Closed amdhacks closed 5 years ago
You can see in snapshot below that first character from row no 2-10 is cropped and append as last character in output table. snapshot:
The input files is : document-page3.pdf
Any idea,why this is happening and how can it be fixed.
Thanks.
i am also having the same issue related to first character position.

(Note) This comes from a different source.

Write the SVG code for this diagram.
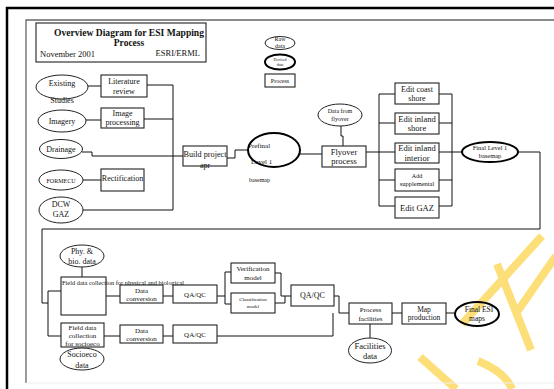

Hi @amdhacks and @abhibisht89! Thanks for the report, this is a known issue (more details here #170 and here #213). You can expect a fix by the end of this week. Till then, you can try the workaround mentioned in #170, by finding the path where camelot is installed and passing detect_vertical=False
in base.py.
My base.py file after the change given below:
# -*- coding: utf-8 -*-
import os
from ..utils import get_page_layout, get_text_objects
class BaseParser(object):
"""Defines a base parser.
"""
def _generate_layout(self, filename):
self.filename = filename
self.layout, self.dimensions = get_page_layout(
self.filename,
char_margin=self.char_margin,
line_margin=self.line_margin,
word_margin=self.word_margin)
self.horizontal_text = get_text_objects(self.layout, ltype="lh")
self.vertical_text = get_text_objects(self.layout, ltype="lv")
self.pdf_width, self.pdf_height = self.dimensions
self.rootname, __ = os.path.splitext(self.filename)
self.detect_vertical = False
But I do not see any improvement. First character is still shown as last character of the same row in output.
Am I missing something?
Sorry, I should've been more specific. You need to add detect_vertical=True
to get_page_layout
. You can check out its definition in utils.py
.
@amdhacks This is fixed now. It will be more configurable after #170.
@vinayak-mehta, I have updated camelot version to 0.4.1 but first character which was showing as last earlier is now appearing as a single character in first column like below:
Output now:
C lass A
N et Asset Value at 31 December 5,111,372
N umber of outstanding units at 31 December 49,136
N et Asset Value per unit at 31 December 104.03
C lass B
N et Asset Value at 31 December 49,144,825
N umber of outstanding units at 31 December 471,555
N et Asset Value per unit at 31 December 104.22
Please suggest. Thanks.
@amdhacks Please install the latest version i.e. v0.5.0. The table isn't being detected correctly for this case. You'll need to specify a table area.
$ camelot --format csv --output output.csv stream -T 70,690,550,170 input.pdf
@vinayak-mehta I'm having the exact same issue as @amdhacks, and I have version 0.7.3 The Output has the same issue as: C lass A N et Asset Value at 31 December 5,111,372 N umber of outstanding units at 31 December 49,136 N et Asset Value per unit at 31 December 104.03 C lass B N et Asset Value at 31 December 49,144,825 N umber of outstanding units at 31 December 471,555 N et Asset Value per unit at 31 December 104.22
Also, the table boundaries in the Input PDF as as clearly defined as they can be. Any solution for this?
Will share input file shortly. Unable to share from restricted network at this moment.